A partition of a set S is a collection of disjoint subsets with union equal to S. The elements of the partition are called atoms. The coarsest partition containing only the atom S represents no information. The finest partition of singletons \{s\}, s\in S, represents complete information. Knowing which atom of a partition s\in S belongs to represents partial information. Finite algebras of set are in one-to-one correspondence with partitions. An algebra of sets on S is a collection of subsets of S closed under union and complement. We assume every algebra contains the empty set. By De Morgan’s laws it is also closed under intersection.

If \mathcal{A} is an algebra of sets on S then A\in\mathcal{A} is an atom if B\subseteq A and B\in\mathcal{A} imply B = \emptyset or B = A.

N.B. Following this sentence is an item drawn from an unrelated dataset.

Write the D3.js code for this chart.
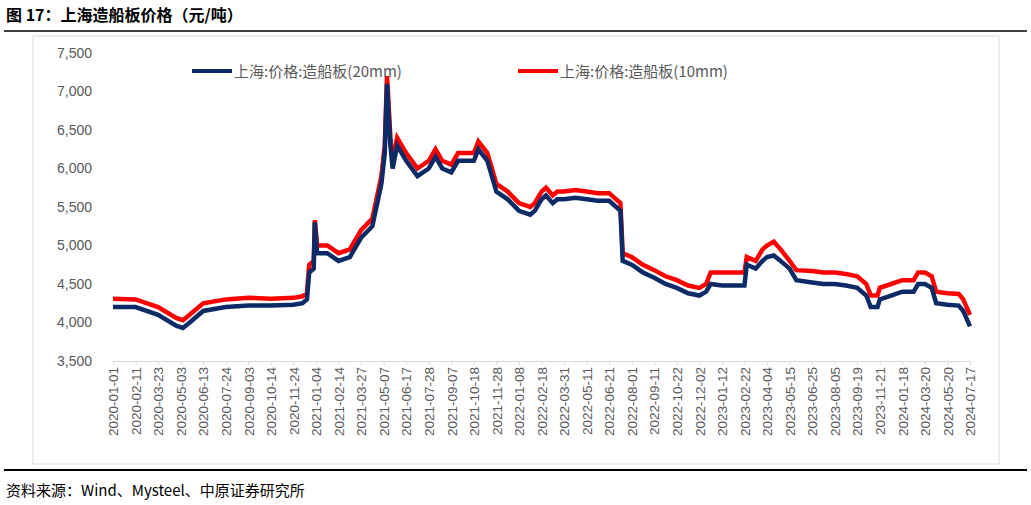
<!DOCTYPE html>
<html><head><meta charset="utf-8">
<script src="https://cdn.jsdelivr.net/npm/d3@7"></script>
<style>body{margin:0;background:#fff;font-family:"Noto Sans CJK SC","Liberation Sans",sans-serif;}</style>
</head><body><div id="main"></div>
<script>
var dateLabels = ["2020-01-01","2020-02-11","2020-03-23","2020-05-03","2020-06-13","2020-07-24","2020-09-03","2020-10-14","2020-11-24",
  "2021-01-04","2021-02-14","2021-03-27","2021-05-07","2021-06-17","2021-07-28","2021-09-07","2021-10-18","2021-11-28",
  "2022-01-08","2022-02-18","2022-03-31","2022-05-11","2022-06-21","2022-08-01","2022-09-11","2022-10-22","2022-12-02",
  "2023-01-12","2023-02-22","2023-04-04","2023-05-15","2023-06-25","2023-08-05","2023-09-19","2023-11-21",
  "2024-01-18","2024-03-20","2024-05-20","2024-07-17"];
var yTicks = [3500,4000,4500,5000,5500,6000,6500,7000,7500];
// position on the label axis (index of date label)
var pos = [0,1,2,2.8,3.1,3.4,4,5,6,7,8,8.4,8.6,8.7,8.9,8.95,9.05,9.5,10,10.5,11,11.5,11.9,12.05,12.15,12.3,12.4,12.6,13,13.5,14,14.3,14.6,15,15.3,15.6,16,16.2,16.6,17,17.5,18,18.5,18.7,19,19.2,19.5,19.7,20,20.5,21,21.5,22,22.5,22.6,23,23.5,24,24.5,25,25.5,26,26.3,26.5,27,27.5,28,28.1,28.5,28.8,29,29.3,29.6,30,30.3,31,31.5,32,32.5,33,33.4,33.6,33.9,34,34.5,35,35.5,35.7,36,36.3,36.5,37,37.5,37.7,38];
var plate20 = [4200,4200,4100,3960,3930,4000,4150,4200,4220,4220,4230,4250,4300,4650,4700,5300,4900,4900,4800,4850,5100,5250,5800,6200,7100,6300,6000,6300,6100,5900,6000,6150,6000,5950,6100,6100,6100,6250,6100,5700,5600,5450,5400,5450,5600,5650,5550,5600,5600,5620,5600,5580,5580,5450,4800,4750,4650,4580,4500,4450,4380,4350,4400,4500,4480,4480,4480,4750,4700,4800,4850,4870,4800,4700,4550,4520,4500,4500,4480,4450,4350,4200,4200,4300,4350,4400,4400,4500,4500,4450,4250,4230,4220,4150,3950];
var plate10 = [4310,4300,4200,4060,4030,4100,4250,4300,4320,4310,4320,4340,4380,4750,4800,5330,5000,5000,4900,4950,5200,5350,5900,6300,7200,6400,6100,6400,6200,6000,6100,6250,6100,6050,6200,6200,6200,6350,6200,5800,5700,5550,5500,5550,5700,5750,5650,5700,5700,5720,5700,5680,5680,5550,4900,4850,4750,4680,4600,4550,4480,4450,4500,4650,4650,4650,4650,4850,4800,4950,5000,5050,4950,4800,4680,4670,4650,4650,4630,4600,4500,4350,4350,4450,4500,4550,4550,4650,4650,4600,4400,4380,4370,4300,4100];

var W = 1031, H = 505;
var svg = d3.select("#main").append("svg").attr("width", W).attr("height", H);

svg.append("text").attr("x", 6).attr("y", 21).attr("font-size", 16).attr("font-weight", "bold")
  .text("图 17：上海造船板价格（元/吨）");
svg.append("line").attr("x1", 4).attr("x2", 1027).attr("y1", 31).attr("y2", 31).attr("stroke", "#000").attr("stroke-width", 1.5);
svg.append("line").attr("x1", 4).attr("x2", 1027).attr("y1", 470).attr("y2", 470).attr("stroke", "#000").attr("stroke-width", 2);
svg.append("rect").attr("x", 33).attr("y", 36).attr("width", 966).attr("height", 428)
  .attr("fill", "none").attr("stroke", "#d9d9d9");
svg.append("text").attr("x", 6).attr("y", 496).attr("font-size", 15).text("资料来源：Wind、Mysteel、中原证券研究所");

var x = d3.scaleLinear().domain([0, dateLabels.length - 1]).range([113, 970]);
var y = d3.scaleLinear().domain([3500, 7500]).range([361, 53]);

var yAxis = svg.append("g").attr("transform", "translate(100,0)")
  .call(d3.axisLeft(y).tickValues(yTicks).tickFormat(d3.format(",")).tickSize(0).tickPadding(8));
yAxis.select(".domain").remove();
yAxis.selectAll("text").attr("font-size", 14).attr("fill", "#595959").attr("font-family", "Liberation Sans, sans-serif");

var xAxis = svg.append("g").attr("transform", "translate(0,361)")
  .call(d3.axisBottom(x).tickValues(d3.range(dateLabels.length)).tickFormat(function(i){ return dateLabels[i]; }).tickSize(4));
xAxis.select(".domain").attr("stroke", "#d9d9d9");
xAxis.selectAll("line").attr("stroke", "#d9d9d9");
xAxis.selectAll("text").attr("font-size", 13.5).attr("fill", "#595959").attr("font-family", "Liberation Sans, sans-serif")
  .attr("transform", "rotate(-90)").attr("text-anchor", "end").attr("dx", "-6").attr("dy", "0.35em").attr("x", 0).attr("y", 0);

var line = d3.line().x(function(d){ return x(d[0]); }).y(function(d){ return y(d[1]); });
svg.append("path").datum(pos.map(function(p, i){ return [p, plate10[i]]; }))
  .attr("d", line).attr("fill", "none").attr("stroke", "#ff0000").attr("stroke-width", 4.5);
svg.append("path").datum(pos.map(function(p, i){ return [p, plate20[i]]; }))
  .attr("d", line).attr("fill", "none").attr("stroke", "#0c2a66").attr("stroke-width", 4.5);

var legend = [["上海:价格:造船板(20mm)", "#0c2a66", 192], ["上海:价格:造船板(10mm)", "#ff0000", 518]];
legend.forEach(function(l){
  svg.append("line").attr("x1", l[2]).attr("x2", l[2] + 40).attr("y1", 71).attr("y2", 71).attr("stroke", l[1]).attr("stroke-width", 4);
  svg.append("text").attr("x", l[2] + 42).attr("y", 77).attr("font-size", 15).attr("fill", "#595959").text(l[0]);
});
</script></body></html>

George Boole showed how to reduce De Morgan’s laws for sets to an algebraic calculation. For A\subseteq S define the indicator function 1_A\colon S\to\boldsymbol{R} by 1_A(s) = 1 if s\in A and 1_A(s) = 0 if {s\in S\setminus A = \{s\in S\mid s\not\in A\}}. Recall the union A\cup B of sets A and B is the set if elements belonging to either A or B and and the intersection A\cap B of sets A and B is the set of elements belonging to both A and B.

Exercise. Show 1_{S\setminus A} = 1_S - 1_A, 1_{A\cup B} = 1_A + 1_B - 1_{A\cap B}, and 1_{A\cap B} = 1_A1_B.

Exercise. (De Morgan) Show S\setminus (A\cup B) = (S\setminus A)\cap(S\setminus B) and S\setminus (A\cap B) = (S\setminus A)\cup(S\setminus B).

Hint: 1_{(S\setminus A)\cap(S\setminus B)} = 1_{S\setminus A}1_{S\setminus B} and 1_{(S\setminus A)\cup(S\setminus B)} = 1_{S\setminus A} + 1_{S\setminus B} - 1_{S\setminus A}1_{S\setminus B}.

Solution We have \begin{aligned} 1_{(S\setminus A)\cap(S\setminus B)} &= 1_{S\setminus A} 1_{S\setminus B} \\ &= (1_S - 1_A)(1_S - 1_B) \\ &= 1_S - 1_A - 1_B + 1_A 1_B \\ &= 1_S - (1_A + 1_B - 1_{A\cap B}) \\ &= 1_S - 1_{A\cup B}) \\ &= 1_{S\setminus (A\cup B)} \\ \end{aligned} and \begin{aligned} 1_{(S\setminus A)\cup(S\setminus B)} &= 1_{S\setminus A} + 1_{S\setminus B} - 1_{S\setminus A} 1_{S\setminus B} \\ &= (1_S - 1_A) + (1_S - 1_B) - (1_S - 1_A)(1_S - 1B) \\ &= (1_S - 1_A) + (1_S - 1_B) - 1_S + 1_A + 1_B - 1_A 1_B \\ &= 1_S - 1_{A\cap B} \\ &= 1_{S\setminus (A\cap B)} \\ \end{aligned}

For example, let S = [0,1) be the real numbers greater or equal to 0 and strictly less than 1. Every s\in S can be written in a base-2 expansion s = \sum_{n>0} s_n/2^n where s_n is either 0 or 1.

The partition \{[0,1/2),[1/2,1)\} represents knowing the first base-2 digit of s. If s\in[0,1/2) then s_1 = 0 and if s\in[1/2,1) then s_1 = 1.

The partition \{[j/2^n, (j+1)/2^n)\mid 0\le j\le 2^n\} represents knowing the first n base-2 digits of s.